Data excerpts:
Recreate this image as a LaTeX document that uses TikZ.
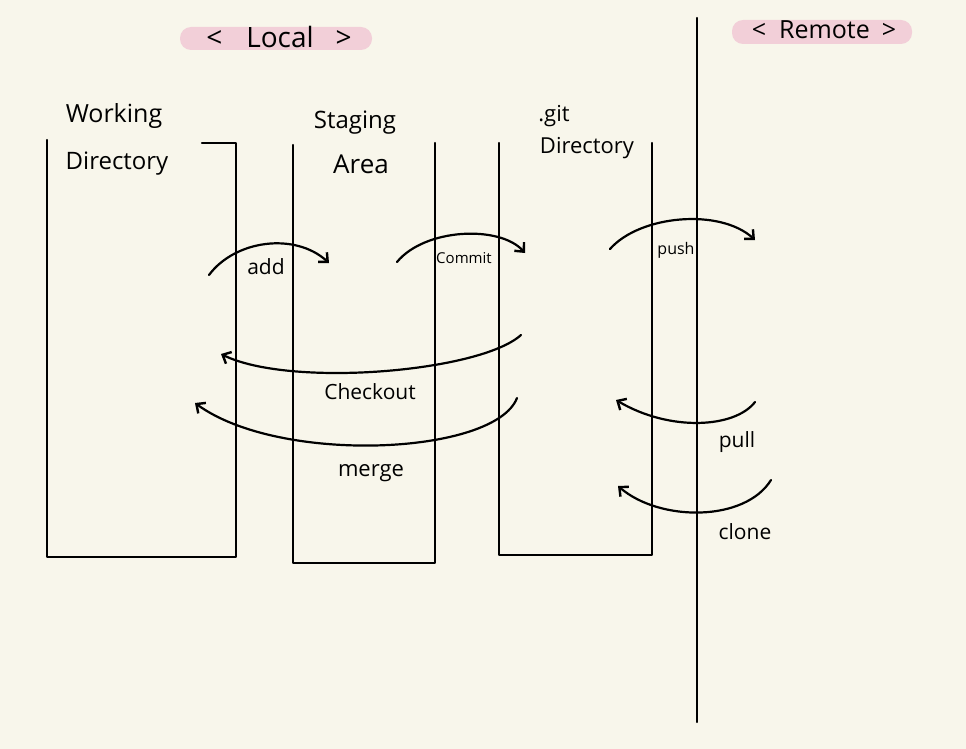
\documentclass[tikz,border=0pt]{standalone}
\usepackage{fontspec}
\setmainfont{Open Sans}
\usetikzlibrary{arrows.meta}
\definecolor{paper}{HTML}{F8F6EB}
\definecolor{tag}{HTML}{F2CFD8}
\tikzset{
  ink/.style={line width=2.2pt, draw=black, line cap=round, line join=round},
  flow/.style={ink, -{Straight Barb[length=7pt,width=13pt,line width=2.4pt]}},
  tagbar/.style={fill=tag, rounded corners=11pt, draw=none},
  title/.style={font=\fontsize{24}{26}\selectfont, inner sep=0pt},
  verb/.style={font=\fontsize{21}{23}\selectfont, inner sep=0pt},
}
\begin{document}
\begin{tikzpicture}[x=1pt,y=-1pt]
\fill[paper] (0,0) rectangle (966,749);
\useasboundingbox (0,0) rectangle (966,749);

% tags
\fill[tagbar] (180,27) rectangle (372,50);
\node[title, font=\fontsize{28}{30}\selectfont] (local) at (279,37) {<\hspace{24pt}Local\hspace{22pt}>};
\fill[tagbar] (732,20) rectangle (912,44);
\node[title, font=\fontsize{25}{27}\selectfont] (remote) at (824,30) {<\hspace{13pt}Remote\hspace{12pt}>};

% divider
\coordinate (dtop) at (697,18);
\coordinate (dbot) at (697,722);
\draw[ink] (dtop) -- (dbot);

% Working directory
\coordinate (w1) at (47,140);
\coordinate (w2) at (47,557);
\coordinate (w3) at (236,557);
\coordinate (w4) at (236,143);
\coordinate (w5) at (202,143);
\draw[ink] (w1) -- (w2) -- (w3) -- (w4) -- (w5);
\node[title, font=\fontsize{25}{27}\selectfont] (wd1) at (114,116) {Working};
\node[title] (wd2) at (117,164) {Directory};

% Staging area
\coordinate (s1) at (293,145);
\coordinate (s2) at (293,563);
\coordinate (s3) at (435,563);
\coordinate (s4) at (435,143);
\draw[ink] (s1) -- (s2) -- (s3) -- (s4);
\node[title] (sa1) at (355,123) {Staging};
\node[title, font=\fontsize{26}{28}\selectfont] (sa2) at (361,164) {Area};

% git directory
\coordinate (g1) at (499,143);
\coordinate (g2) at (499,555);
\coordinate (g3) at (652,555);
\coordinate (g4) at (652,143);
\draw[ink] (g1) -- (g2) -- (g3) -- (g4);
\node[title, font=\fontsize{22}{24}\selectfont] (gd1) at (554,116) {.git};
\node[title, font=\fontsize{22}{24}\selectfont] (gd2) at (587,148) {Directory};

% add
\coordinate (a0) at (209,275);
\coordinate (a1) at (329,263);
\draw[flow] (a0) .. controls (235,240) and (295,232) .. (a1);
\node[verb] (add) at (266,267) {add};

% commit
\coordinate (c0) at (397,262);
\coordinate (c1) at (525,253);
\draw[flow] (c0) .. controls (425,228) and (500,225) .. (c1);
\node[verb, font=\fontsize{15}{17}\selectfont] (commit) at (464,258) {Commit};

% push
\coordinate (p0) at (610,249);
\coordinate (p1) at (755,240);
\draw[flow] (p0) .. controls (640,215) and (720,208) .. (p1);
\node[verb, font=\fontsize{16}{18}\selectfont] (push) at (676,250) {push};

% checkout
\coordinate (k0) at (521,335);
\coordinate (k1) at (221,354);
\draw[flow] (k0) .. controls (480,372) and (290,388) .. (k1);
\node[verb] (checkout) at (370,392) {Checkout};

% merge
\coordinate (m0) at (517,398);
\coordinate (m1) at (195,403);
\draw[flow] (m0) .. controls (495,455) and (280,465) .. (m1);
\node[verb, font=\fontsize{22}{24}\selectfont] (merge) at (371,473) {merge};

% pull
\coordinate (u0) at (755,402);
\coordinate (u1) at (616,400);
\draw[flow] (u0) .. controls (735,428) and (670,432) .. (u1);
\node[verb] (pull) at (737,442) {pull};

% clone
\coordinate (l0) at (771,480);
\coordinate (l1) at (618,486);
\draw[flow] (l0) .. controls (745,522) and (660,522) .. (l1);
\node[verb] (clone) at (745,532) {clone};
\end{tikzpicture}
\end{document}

* * *

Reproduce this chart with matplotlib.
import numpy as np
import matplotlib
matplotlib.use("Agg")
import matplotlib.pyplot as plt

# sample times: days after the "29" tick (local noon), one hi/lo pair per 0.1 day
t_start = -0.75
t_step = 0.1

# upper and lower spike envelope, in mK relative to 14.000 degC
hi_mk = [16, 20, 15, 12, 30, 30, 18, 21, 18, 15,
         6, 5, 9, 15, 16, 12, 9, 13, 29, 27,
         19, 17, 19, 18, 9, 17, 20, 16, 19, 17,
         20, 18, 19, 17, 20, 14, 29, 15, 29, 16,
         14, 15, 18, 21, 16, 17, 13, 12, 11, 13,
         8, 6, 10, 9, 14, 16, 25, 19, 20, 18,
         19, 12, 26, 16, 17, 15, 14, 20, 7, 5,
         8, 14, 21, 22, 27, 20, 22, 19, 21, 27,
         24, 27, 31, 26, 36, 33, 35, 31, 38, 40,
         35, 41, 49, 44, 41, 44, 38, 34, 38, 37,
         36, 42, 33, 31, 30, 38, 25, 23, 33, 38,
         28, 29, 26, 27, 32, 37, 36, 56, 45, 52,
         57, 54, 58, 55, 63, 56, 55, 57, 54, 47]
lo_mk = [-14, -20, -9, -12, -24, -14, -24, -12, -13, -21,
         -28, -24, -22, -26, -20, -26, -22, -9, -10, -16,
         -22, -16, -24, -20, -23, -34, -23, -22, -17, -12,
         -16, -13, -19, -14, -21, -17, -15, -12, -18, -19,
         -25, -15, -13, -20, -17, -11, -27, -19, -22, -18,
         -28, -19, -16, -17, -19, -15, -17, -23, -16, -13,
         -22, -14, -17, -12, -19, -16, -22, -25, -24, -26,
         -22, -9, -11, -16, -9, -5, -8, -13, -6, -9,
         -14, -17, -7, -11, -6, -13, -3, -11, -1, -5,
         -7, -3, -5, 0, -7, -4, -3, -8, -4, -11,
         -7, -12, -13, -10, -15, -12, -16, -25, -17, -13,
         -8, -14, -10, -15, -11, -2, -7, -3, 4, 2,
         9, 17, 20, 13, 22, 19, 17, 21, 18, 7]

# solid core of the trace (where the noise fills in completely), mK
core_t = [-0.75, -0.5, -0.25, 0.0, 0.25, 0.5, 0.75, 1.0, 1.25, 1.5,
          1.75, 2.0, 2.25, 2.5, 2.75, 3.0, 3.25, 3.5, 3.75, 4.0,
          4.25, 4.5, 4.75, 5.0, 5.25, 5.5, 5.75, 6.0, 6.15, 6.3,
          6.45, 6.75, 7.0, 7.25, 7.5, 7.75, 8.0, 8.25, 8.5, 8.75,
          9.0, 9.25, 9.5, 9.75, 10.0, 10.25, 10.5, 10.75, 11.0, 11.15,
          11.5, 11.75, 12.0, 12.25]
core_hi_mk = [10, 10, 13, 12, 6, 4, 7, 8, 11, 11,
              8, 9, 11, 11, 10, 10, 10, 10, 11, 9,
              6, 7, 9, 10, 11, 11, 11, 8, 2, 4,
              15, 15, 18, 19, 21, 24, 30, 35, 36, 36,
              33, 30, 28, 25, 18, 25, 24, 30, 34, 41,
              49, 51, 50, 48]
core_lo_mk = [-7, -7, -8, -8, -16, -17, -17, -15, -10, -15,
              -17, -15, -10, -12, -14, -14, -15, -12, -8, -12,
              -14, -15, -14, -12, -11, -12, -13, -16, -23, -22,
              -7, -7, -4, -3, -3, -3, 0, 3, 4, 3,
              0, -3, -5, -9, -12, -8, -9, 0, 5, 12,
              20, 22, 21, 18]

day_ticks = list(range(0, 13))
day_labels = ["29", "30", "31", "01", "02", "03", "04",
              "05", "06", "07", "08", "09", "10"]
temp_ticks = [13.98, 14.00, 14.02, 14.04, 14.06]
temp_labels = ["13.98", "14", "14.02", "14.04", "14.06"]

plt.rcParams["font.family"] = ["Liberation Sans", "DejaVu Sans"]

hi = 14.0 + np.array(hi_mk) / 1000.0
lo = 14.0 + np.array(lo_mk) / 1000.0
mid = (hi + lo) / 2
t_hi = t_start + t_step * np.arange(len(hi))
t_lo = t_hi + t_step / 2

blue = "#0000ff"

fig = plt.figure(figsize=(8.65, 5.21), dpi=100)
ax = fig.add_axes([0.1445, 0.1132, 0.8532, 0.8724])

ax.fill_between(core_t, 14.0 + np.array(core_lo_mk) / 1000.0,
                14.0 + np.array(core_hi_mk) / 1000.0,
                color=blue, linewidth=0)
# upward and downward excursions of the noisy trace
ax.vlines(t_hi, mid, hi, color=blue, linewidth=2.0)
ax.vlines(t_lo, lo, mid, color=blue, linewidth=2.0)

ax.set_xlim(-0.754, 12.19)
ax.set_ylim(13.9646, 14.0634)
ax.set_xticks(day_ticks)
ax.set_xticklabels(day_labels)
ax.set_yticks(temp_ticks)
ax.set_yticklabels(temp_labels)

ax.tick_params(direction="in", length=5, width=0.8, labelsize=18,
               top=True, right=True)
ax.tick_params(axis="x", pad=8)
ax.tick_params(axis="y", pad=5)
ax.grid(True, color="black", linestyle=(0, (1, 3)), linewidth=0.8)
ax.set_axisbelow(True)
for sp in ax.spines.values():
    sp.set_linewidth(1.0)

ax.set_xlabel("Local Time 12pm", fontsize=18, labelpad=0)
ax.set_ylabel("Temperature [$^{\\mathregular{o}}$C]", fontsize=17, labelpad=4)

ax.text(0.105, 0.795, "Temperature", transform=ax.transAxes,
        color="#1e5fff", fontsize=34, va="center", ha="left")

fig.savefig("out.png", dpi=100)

Exercise:
Reproduce, without alteration, solely the lines beginning at the line that includes "Reproduce this chart with matplotlib." and ending at the line that includes "t_step = 0.1", both lines included.

Completed exercise:
Reproduce this chart with matplotlib.
import numpy as np
import matplotlib
matplotlib.use("Agg")
import matplotlib.pyplot as plt

# sample times: days after the "29" tick (local noon), one hi/lo pair per 0.1 day
t_start = -0.75
t_step = 0.1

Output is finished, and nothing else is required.